» **WHAT THE TASK ASKS**: From the first line of the data down to and including the line with "0.75, 0.85, 0.95];", copy everything exactly, leaving out pictures.

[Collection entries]
[start]
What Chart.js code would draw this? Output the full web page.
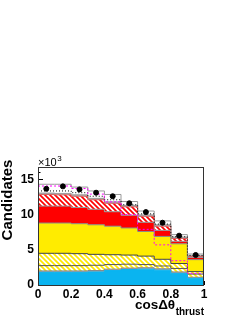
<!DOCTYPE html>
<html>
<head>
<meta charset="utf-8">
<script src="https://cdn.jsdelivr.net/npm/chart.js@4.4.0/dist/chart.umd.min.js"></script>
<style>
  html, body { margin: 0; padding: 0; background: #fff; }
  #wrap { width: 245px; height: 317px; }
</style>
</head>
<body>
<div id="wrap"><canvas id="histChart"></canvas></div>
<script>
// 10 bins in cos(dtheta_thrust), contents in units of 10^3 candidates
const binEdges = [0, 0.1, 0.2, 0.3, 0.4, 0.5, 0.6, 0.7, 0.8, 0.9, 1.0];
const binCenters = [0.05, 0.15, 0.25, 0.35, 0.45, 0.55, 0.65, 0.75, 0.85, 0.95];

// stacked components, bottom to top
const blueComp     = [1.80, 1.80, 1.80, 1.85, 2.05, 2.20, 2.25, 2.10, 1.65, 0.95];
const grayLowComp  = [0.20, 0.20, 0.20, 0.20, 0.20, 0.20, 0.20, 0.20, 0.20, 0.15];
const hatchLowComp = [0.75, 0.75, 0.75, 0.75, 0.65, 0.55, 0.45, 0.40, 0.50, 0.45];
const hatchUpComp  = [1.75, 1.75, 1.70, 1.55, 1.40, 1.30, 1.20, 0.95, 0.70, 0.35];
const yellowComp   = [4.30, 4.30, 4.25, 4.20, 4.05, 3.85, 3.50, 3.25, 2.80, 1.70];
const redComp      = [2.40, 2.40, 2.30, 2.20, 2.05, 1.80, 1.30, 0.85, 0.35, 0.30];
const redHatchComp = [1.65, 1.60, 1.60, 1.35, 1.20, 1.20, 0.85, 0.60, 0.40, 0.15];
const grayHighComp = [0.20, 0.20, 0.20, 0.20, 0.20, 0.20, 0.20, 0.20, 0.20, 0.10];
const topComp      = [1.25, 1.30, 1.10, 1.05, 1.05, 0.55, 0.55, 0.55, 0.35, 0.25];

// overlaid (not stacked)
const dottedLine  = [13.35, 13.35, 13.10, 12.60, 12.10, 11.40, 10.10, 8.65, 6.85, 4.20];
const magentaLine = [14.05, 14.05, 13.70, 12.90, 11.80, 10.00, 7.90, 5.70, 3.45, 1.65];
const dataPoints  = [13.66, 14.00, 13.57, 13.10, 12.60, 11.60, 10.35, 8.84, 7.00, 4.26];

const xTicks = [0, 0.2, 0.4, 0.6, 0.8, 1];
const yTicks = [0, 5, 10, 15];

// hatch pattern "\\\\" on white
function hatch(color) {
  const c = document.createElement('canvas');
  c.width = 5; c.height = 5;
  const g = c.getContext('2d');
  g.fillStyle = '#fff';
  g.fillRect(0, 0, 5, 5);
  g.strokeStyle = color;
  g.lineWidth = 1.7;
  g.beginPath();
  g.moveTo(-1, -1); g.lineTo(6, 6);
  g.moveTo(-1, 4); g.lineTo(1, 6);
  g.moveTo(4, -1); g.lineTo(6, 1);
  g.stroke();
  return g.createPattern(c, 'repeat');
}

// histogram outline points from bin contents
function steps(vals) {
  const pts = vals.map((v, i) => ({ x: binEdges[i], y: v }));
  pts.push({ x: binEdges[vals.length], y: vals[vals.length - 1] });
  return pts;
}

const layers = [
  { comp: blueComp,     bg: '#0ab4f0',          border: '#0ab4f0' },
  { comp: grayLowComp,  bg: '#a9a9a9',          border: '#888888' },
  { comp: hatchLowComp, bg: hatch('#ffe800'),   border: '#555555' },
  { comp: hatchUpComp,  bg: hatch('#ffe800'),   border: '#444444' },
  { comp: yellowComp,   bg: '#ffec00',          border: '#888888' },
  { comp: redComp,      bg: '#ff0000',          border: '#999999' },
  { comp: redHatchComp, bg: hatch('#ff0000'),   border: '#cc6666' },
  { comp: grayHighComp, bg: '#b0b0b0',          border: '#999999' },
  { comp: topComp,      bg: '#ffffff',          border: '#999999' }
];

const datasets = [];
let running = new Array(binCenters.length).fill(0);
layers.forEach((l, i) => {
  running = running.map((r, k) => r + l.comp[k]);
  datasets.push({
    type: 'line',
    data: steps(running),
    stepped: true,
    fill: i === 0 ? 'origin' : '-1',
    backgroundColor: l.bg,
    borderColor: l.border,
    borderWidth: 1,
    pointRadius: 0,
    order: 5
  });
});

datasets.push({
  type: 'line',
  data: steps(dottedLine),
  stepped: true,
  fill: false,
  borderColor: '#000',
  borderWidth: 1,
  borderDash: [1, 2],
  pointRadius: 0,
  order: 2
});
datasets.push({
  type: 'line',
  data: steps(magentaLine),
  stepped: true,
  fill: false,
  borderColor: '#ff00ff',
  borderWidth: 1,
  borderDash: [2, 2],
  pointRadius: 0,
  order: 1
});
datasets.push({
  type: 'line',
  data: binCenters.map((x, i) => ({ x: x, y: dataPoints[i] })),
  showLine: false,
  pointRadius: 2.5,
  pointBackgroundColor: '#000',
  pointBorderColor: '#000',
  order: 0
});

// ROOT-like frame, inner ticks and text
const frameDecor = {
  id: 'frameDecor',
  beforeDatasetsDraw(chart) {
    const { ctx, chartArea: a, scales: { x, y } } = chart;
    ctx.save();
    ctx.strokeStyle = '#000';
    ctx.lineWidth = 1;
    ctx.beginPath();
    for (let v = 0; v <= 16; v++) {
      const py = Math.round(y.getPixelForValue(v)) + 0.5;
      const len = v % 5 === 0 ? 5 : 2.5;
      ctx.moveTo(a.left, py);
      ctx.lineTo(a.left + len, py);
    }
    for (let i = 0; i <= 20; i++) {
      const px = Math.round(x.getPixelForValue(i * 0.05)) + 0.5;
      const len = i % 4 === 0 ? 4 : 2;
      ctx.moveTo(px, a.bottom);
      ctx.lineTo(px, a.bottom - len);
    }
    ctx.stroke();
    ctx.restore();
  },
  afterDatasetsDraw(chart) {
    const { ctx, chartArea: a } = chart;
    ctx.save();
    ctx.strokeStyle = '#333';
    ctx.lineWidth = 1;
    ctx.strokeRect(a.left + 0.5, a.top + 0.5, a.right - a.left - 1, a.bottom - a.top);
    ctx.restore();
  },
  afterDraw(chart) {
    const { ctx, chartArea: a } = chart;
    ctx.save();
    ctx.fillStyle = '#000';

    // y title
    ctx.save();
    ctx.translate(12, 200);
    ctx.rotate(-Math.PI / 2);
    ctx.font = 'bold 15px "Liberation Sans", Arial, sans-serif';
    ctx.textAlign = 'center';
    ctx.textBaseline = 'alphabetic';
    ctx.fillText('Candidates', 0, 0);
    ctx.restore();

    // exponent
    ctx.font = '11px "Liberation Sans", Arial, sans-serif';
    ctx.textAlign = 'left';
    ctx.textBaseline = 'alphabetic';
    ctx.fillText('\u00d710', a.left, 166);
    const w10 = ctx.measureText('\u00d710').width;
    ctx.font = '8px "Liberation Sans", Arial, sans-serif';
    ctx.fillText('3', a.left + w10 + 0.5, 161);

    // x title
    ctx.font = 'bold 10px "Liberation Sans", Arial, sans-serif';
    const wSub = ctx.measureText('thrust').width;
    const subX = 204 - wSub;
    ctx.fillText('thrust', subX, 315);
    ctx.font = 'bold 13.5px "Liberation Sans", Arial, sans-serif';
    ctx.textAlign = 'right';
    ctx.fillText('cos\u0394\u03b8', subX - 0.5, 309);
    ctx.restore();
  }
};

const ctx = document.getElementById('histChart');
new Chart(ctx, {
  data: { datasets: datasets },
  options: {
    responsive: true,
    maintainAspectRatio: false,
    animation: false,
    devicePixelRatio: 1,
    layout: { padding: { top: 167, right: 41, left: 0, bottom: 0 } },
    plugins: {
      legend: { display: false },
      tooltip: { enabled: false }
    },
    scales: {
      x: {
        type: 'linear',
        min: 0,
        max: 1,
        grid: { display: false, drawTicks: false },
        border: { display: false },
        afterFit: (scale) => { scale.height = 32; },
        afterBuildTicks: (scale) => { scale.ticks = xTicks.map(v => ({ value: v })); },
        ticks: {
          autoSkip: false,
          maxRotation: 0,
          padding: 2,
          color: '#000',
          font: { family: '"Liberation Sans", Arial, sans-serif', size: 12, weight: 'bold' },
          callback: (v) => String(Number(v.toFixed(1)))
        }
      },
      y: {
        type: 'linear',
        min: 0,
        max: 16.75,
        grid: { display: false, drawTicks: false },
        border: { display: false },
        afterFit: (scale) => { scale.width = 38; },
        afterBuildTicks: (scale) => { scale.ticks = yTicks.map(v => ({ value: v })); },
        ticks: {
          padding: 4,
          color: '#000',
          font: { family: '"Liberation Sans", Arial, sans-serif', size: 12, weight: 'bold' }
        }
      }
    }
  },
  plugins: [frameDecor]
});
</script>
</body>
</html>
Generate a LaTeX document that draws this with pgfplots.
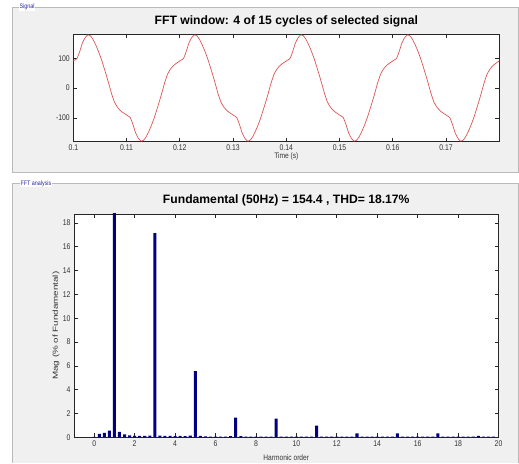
[end]
» **CORRECT RESPONSE**:
What Chart.js code would draw this? Output the full web page.
<!DOCTYPE html>
<html>
<head>
<meta charset="utf-8">
<script src="https://cdn.jsdelivr.net/npm/chart.js@4.4.0/dist/chart.umd.min.js"></script>
<style>
  html, body { margin: 0; padding: 0; background: #fff; }
  #wrap { width: 245px; height: 317px; }
</style>
</head>
<body>
<div id="wrap"><canvas id="histChart"></canvas></div>
<script>
// 10 bins in cos(dtheta_thrust), contents in units of 10^3 candidates
const binEdges = [0, 0.1, 0.2, 0.3, 0.4, 0.5, 0.6, 0.7, 0.8, 0.9, 1.0];
const binCenters = [0.05, 0.15, 0.25, 0.35, 0.45, 0.55, 0.65, 0.75, 0.85, 0.95];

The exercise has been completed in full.